Psalm 16:8-9 “I have set the Lord always before me; because he is at my right hand, I shall not be shaken. Therefore my heart is glad, and my whole being rejoices; my flesh also dwells (rests) secure.”

Months ago, we began a study on rest that was supposed to be a day but turned into a season. I thought it would be great for everyone else, but I turned out to to be wrong about that, too. This series was pointed straight at my heart, and my life, and this Psalm showed up in a journal like a sledgehammer, on 10/16/18. (I know because I date each entry)

I was gifted this journal that has a passage per page and it has never been far from my side. Which is not to say I write in it often – I’ve had it for over 15 years!!! But I always come back to it and it never fails to inspire. Why don’t I spend more time writing in it? Who knows? There’s lots of things I should do, things that give immeasurably more than they take, that I don’t do and who knows why about those things, either? But that is a discussion for another day. 

Anyway, this Psalm said to often-shaken-me that if I were to only set the Lord before me, then I could be glad, joyful, and rest peacefully. Then, I could abide. Like the Dude (in the Big Lebowski.) 

This made perfect sense, like the lights were finally turned on in the dark room of my soul – an epiphany! – and I would never be the same again. I had attained some new level of enlightenment.

Until I didn’t. And the next season of dark soul rooms began. For me, this time of year is often a catalyst for discouragement and depression. I get shaken, not resting securely at all. 

And this is especially strange because I just gave a months-long sermon series on precisely this. Shouldn’t this be behind me???

Then, yesterday I opened my journal and the passage was Psalm 16:8.

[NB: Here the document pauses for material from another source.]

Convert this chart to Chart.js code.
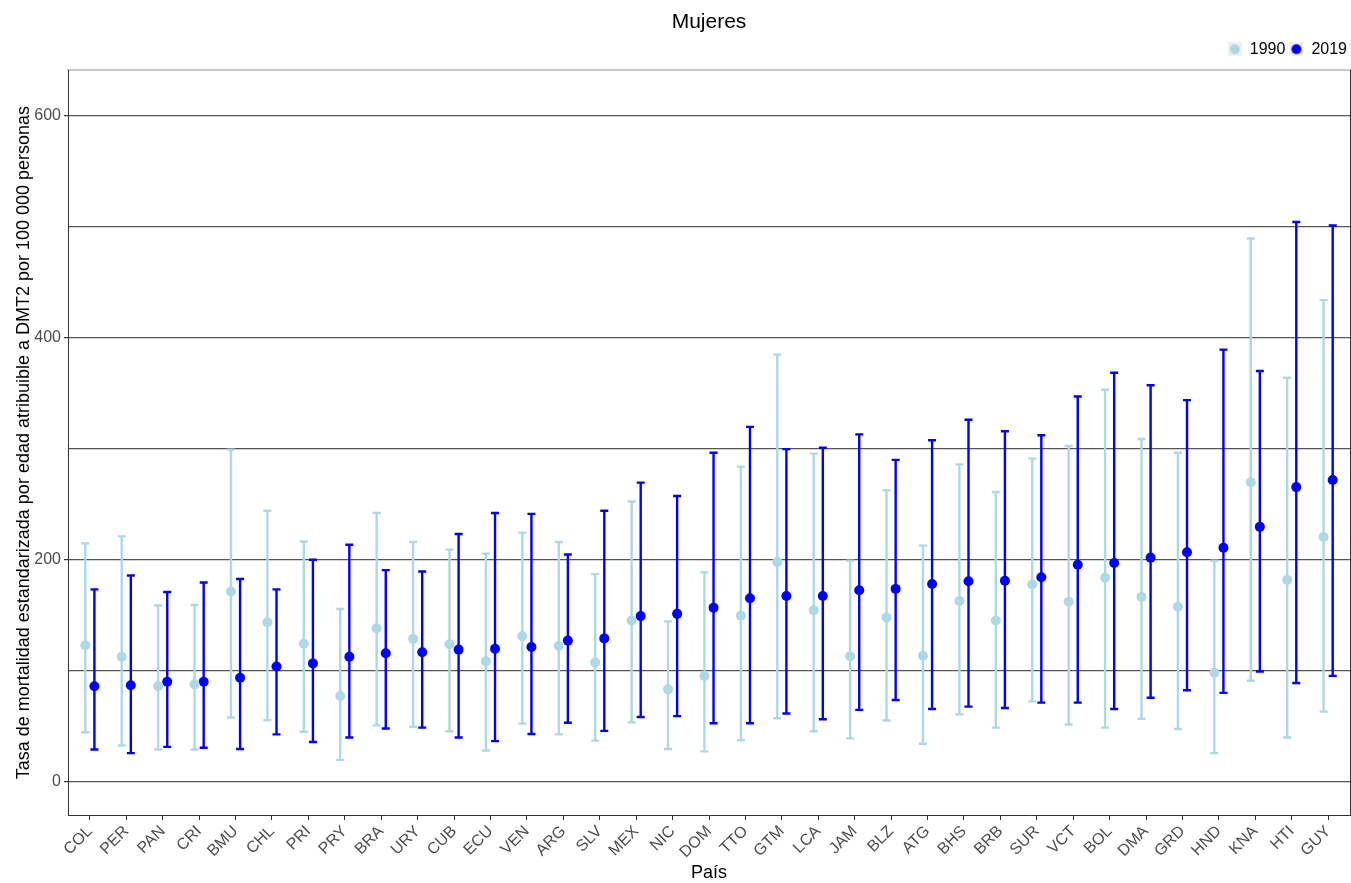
<!DOCTYPE html>
<html lang="es">
<head>
<meta charset="utf-8">
<title>Mujeres</title>
<script src="https://cdn.jsdelivr.net/npm/chart.js@4.4.1/dist/chart.umd.min.js"></script>
<style>
  html, body { margin: 0; padding: 0; background: #ffffff; }
  #lienzo { display: block; }
</style>
</head>
<body>
<canvas id="lienzo" width="1351" height="883"></canvas>
<script>
// Países, ordenados por la tasa de 2019
const paises = ['COL','PER','PAN','CRI','BMU','CHL','PRI','PRY','BRA','URY','CUB','ECU','VEN','ARG','SLV','MEX','NIC','DOM','TTO','GTM','LCA','JAM','BLZ','ATG','BHS','BRB','SUR','VCT','BOL','DMA','GRD','HND','KNA','HTI','GUY'];

// 1990: tasa y su intervalo de incertidumbre
const tasa1990 = [123, 112.6, 86, 87.7, 171.3, 143.6, 124.3, 77.2, 138.3, 128.7, 123.9, 108.6, 131.1, 122.2, 107.4, 145.2, 83.2, 95.3, 149.6, 197.9, 154.4, 113, 148, 113.4, 162.9, 145.2, 177.7, 162.1, 183.8, 166.5, 157.6, 98.1, 269.8, 181.8, 220.4];
const inf1990  = [44.6, 32.6, 29, 29, 57.9, 55.5, 45, 19.7, 50.7, 49.5, 45.4, 28.1, 52.3, 42.6, 37, 53.5, 29.4, 27.3, 37.4, 57.1, 45.4, 39, 55.1, 34.2, 60.7, 48.7, 72.4, 51.5, 48.7, 56.7, 47.5, 25.7, 90.9, 39.8, 63.1];
const sup1990  = [214.7, 221, 158.8, 159.2, 299.2, 244.1, 216.4, 155.6, 242.1, 216, 209.1, 205.5, 224.4, 216, 187, 252.5, 144.4, 188.6, 283.9, 384.8, 295.6, 199.1, 262.6, 212.7, 285.9, 261, 291.1, 302.4, 353.1, 308.8, 296.4, 199.1, 489.4, 363.9, 433.9];

// 2019: tasa y su intervalo de incertidumbre
const tasa2019 = [86, 86.9, 90, 90, 93.7, 103.8, 106.6, 112.6, 115.8, 116.6, 119, 119.8, 121.4, 127.1, 129.1, 149.2, 151.2, 156.8, 165.3, 167.3, 167.3, 172.5, 173.7, 178.1, 180.6, 181, 184.2, 195.4, 197, 201.9, 206.7, 210.7, 229.6, 265.4, 271.8];
const inf2019  = [29, 25.7, 31.4, 30.6, 29.4, 42.6, 35.8, 39.8, 47.9, 48.7, 39.8, 36.6, 43, 53.1, 45.8, 58.3, 59.1, 52.7, 52.7, 61.5, 56.3, 64.7, 73.6, 65.5, 67.6, 66.4, 71.2, 71.2, 65.5, 75.6, 82.4, 80, 99.3, 88.9, 95.3];
const sup2019  = [173.3, 185.8, 170.9, 179.4, 182.6, 173.3, 199.9, 213.5, 190.6, 189.4, 223.2, 242.1, 241.3, 204.7, 244.1, 269.4, 257.4, 296.4, 319.7, 299.6, 300.8, 312.9, 289.9, 307.6, 326.1, 315.7, 312.1, 347, 368.4, 357.1, 343.8, 389.3, 370, 504.3, 501.1];

// Marcas del eje vertical: líneas cada 100, etiquetas cada 200
const lineasY = [0, 100, 200, 300, 400, 500, 600];
const etiquetasY = [0, 200, 400, 600];

const colores = { a1990: '#ADD8E6', a2019: '#0000FF' };
const desplazamiento = 0.125;   // separación de los dos años dentro de cada país
Chart.defaults.font.family = "'Liberation Sans', Arial, Helvetica, sans-serif";

function serie(tasa, inf, sup, dx) {
  return paises.map((p, i) => ({ x: i + dx, y: tasa[i], yMin: inf[i], yMax: sup[i] }));
}

// Icono de la leyenda: fondo gris claro con un punto del color de la serie
function iconoLeyenda(color) {
  const c = document.createElement('canvas');
  c.width = 14; c.height = 14;
  const g = c.getContext('2d');
  g.fillStyle = '#f0f0f0';
  g.fillRect(0, 0, 14, 14);
  g.fillStyle = color;
  g.beginPath();
  g.arc(7, 7, 5, 0, Math.PI * 2);
  g.fill();
  return c;
}
const iconos = [iconoLeyenda(colores.a1990), iconoLeyenda(colores.a2019)];

// Barras de error con remates, dibujadas con las escalas del gráfico
const barrasError = {
  id: 'barrasError',
  beforeDatasetDraw(chart, args) {
    const { ctx, scales: { y } } = chart;
    const ds = chart.data.datasets[args.index];
    ctx.save();
    ctx.strokeStyle = ds.borderColor;
    ctx.lineWidth = 2.4;
    ctx.lineCap = 'butt';
    args.meta.data.forEach((pt, i) => {
      const d = ds.data[i];
      const yArriba = y.getPixelForValue(d.yMax);
      const yAbajo = y.getPixelForValue(d.yMin);
      const x = pt.x;
      const w = 4;
      ctx.beginPath();
      ctx.moveTo(x, yArriba); ctx.lineTo(x, yAbajo);
      ctx.moveTo(x - w, yArriba); ctx.lineTo(x + w, yArriba);
      ctx.moveTo(x - w, yAbajo); ctx.lineTo(x + w, yAbajo);
      ctx.stroke();
    });
    ctx.restore();
  }
};

new Chart(document.getElementById('lienzo'), {
  type: 'scatter',
  data: {
    datasets: [
      {
        label: '1990',
        data: serie(tasa1990, inf1990, sup1990, -desplazamiento),
        backgroundColor: colores.a1990,
        borderColor: colores.a1990,
        borderWidth: 0,
        pointRadius: 5,
        pointHoverRadius: 5
      },
      {
        label: '2019',
        data: serie(tasa2019, inf2019, sup2019, desplazamiento),
        backgroundColor: colores.a2019,
        borderColor: colores.a2019,
        borderWidth: 0,
        pointRadius: 5,
        pointHoverRadius: 5
      }
    ]
  },
  options: {
    responsive: false,
    animation: false,
    devicePixelRatio: 1,
    layout: { padding: 0, autoPadding: false },
    plugins: {
      title: {
        display: true,
        fullSize: false,
        text: 'Mujeres',
        color: '#000000',
        font: { size: 21, weight: 'normal' },
        padding: { top: 10, bottom: 2 }
      },
      legend: {
        display: true,
        position: 'top',
        align: 'end',
        labels: {
          usePointStyle: true,
          boxWidth: 14,
          padding: 4,
          color: '#000000',
          font: { size: 16 },
          generateLabels(chart) {
            const items = Chart.defaults.plugins.legend.labels.generateLabels(chart);
            items.forEach((it, i) => { it.pointStyle = iconos[i]; });
            return items;
          }
        }
      },
      tooltip: { enabled: false }
    },
    scales: {
      x: {
        type: 'linear',
        position: 'bottom',
        min: -0.6,
        max: paises.length - 0.4,
        afterBuildTicks: s => { s.ticks = paises.map((p, i) => ({ value: i })); },
        afterFit: s => { s.height = 68; s.paddingLeft = 0; s.paddingRight = 0; },
        ticks: {
          autoSkip: false,
          minRotation: 45,
          maxRotation: 45,
          padding: 2,
          color: '#4d4d4d',
          font: { size: 16 },
          callback: v => paises[v] ?? ''
        },
        grid: { drawOnChartArea: false, drawTicks: true, tickLength: 5, tickColor: '#333333' },
        border: { color: '#333333', width: 1 },
        title: {
          display: true,
          text: 'País',
          color: '#000000',
          font: { size: 18, lineHeight: 1.1 },
          padding: { top: 0, bottom: 0 }
        }
      },
      xArriba: {
        type: 'linear',
        position: 'top',
        display: true,
        afterFit: s => { s.height = 3; s.paddingLeft = 0; s.paddingRight = 0; },
        grid: { display: false, drawTicks: false },
        ticks: { display: false },
        border: { display: true, color: '#c8c8c8', width: 2 }
      },
      y: {
        type: 'linear',
        position: 'left',
        min: -30,
        max: 641,
        afterBuildTicks: s => { s.ticks = lineasY.map(v => ({ value: v })); },
        afterFit: s => { s.width = 68; },
        ticks: {
          padding: 3,
          color: '#4d4d4d',
          font: { size: 16 },
          callback: v => etiquetasY.includes(v) ? String(v) : ''
        },
        grid: {
          color: '#555555',
          lineWidth: 1.2,
          tickLength: 4,
          tickColor: c => (c.tick && etiquetasY.includes(c.tick.value)) ? '#333333' : 'rgba(0,0,0,0)'
        },
        border: { color: '#333333', width: 1 },
        title: {
          display: true,
          text: 'Tasa de mortalidad estandarizada por edad atribuible a DMT2 por 100 000 personas',
          color: '#000000',
          font: { size: 18 },
          padding: { top: 13, bottom: 0 }
        }
      },
      yDerecha: {
        type: 'linear',
        position: 'right',
        display: true,
        afterFit: s => { s.width = 1; },
        grid: { display: false, drawTicks: false },
        ticks: { display: false },
        border: { display: true, color: '#333333', width: 1 }
      }
    }
  },
  plugins: [barrasError]
});
</script>
</body>
</html>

Now, I have seen prayer/Bible verse journals elsewhere and I’ve never replaced this one because all of the ones I see in stores repeat the same 4 verses over and over for 200 sheets. This one is perfect, just perfect, because it does not repeat at all. No other verse repeats in the entire book. And here, 7 pages apart (7 pages!!) (7?!!? 7 is an awfully significant number, isn’t it?), the first repeated verse.

So.

Maybe it’s coincidence, a lazy editor not paying attention. And maybe a coincidence that I was less than diligent with my entries, until this verse hit me right in the middle of a search for answers, for hope. Maybe.

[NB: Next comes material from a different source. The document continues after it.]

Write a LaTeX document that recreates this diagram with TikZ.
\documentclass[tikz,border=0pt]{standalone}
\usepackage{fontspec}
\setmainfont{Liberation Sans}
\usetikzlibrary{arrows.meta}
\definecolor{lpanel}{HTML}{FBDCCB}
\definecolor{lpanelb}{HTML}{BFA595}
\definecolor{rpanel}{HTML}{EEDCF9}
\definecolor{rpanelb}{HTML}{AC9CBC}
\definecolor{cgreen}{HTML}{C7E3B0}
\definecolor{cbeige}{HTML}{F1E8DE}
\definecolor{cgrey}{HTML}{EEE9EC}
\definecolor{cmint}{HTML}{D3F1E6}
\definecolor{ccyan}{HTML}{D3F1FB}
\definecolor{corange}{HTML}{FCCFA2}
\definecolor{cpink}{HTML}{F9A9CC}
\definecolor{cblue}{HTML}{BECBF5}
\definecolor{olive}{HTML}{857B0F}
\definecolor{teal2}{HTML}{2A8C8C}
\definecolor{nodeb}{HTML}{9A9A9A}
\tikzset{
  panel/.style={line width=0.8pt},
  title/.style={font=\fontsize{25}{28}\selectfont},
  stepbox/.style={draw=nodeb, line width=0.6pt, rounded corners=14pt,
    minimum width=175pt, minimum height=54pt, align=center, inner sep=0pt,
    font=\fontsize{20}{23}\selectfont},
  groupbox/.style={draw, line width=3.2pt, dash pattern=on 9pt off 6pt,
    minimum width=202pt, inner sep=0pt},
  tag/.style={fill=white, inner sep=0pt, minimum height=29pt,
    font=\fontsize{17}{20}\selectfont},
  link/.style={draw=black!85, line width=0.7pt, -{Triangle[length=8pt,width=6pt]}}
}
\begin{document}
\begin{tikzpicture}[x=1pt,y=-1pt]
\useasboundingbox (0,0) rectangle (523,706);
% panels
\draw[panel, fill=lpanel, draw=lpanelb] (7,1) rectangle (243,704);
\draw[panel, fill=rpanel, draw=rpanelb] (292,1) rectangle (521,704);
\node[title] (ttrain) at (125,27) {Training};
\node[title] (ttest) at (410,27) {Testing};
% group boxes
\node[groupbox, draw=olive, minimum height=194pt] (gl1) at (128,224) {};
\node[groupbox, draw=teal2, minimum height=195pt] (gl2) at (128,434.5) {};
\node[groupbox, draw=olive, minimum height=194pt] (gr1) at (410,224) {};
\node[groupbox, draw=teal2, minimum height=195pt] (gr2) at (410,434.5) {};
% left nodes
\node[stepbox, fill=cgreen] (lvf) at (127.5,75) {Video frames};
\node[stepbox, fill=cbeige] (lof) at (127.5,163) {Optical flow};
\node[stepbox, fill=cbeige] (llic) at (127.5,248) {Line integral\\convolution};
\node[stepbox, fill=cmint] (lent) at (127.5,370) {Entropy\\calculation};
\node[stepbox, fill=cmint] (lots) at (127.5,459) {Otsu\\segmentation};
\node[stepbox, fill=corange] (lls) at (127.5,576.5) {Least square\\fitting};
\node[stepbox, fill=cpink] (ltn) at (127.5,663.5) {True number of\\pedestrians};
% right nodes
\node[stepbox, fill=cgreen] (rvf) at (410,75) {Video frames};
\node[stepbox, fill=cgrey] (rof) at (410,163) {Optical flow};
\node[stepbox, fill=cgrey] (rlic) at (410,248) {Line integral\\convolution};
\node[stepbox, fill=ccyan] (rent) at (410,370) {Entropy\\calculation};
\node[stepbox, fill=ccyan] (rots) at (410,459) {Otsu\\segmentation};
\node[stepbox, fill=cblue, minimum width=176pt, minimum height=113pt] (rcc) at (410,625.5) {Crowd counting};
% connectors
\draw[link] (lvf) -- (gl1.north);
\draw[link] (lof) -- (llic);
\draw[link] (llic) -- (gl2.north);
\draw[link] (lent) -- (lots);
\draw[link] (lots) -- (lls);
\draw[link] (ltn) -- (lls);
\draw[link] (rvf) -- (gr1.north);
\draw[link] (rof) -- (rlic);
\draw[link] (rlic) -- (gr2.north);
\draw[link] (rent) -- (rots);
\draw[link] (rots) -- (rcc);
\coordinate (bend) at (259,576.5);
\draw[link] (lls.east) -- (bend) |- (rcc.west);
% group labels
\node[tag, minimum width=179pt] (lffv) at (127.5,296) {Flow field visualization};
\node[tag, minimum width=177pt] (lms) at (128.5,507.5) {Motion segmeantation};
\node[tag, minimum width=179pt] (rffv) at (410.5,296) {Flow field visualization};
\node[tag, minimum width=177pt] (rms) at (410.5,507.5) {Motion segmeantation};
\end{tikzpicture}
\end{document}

Or maybe it’s something more.

But the answer I did find was for my question, “shouldn’t this be behind me?” And that answer is, sadly, no. It’s a process, and maybe it gets easier and maybe the time in between gets longer and longer, but a life of faith is a daily submission, a conscious decision to lay whatever down and leave it there. And then, when we pick it up again and worry or try to control the whole world and everyone in it, to lay it down again. This time, we promise we’ll leave it down, right? But we don’t. Our expectations or fears or anxieties growl and pace in our heads yet again. But we lay it down, again and again and again, trusting God to take it each time.

And of course, He could take it and keep it. When we demand it back, He could say, “no,” but that’s not really what He does. He gives us the choice to weigh ourselves down with unreasonable chains, gives us the choice to carry it ourselves and also gives us the choice to give it to Him.

And when we don’t, and it hurts so much and steals our peace and I do not abide, maybe He is the ‘something more’ in the coincidences.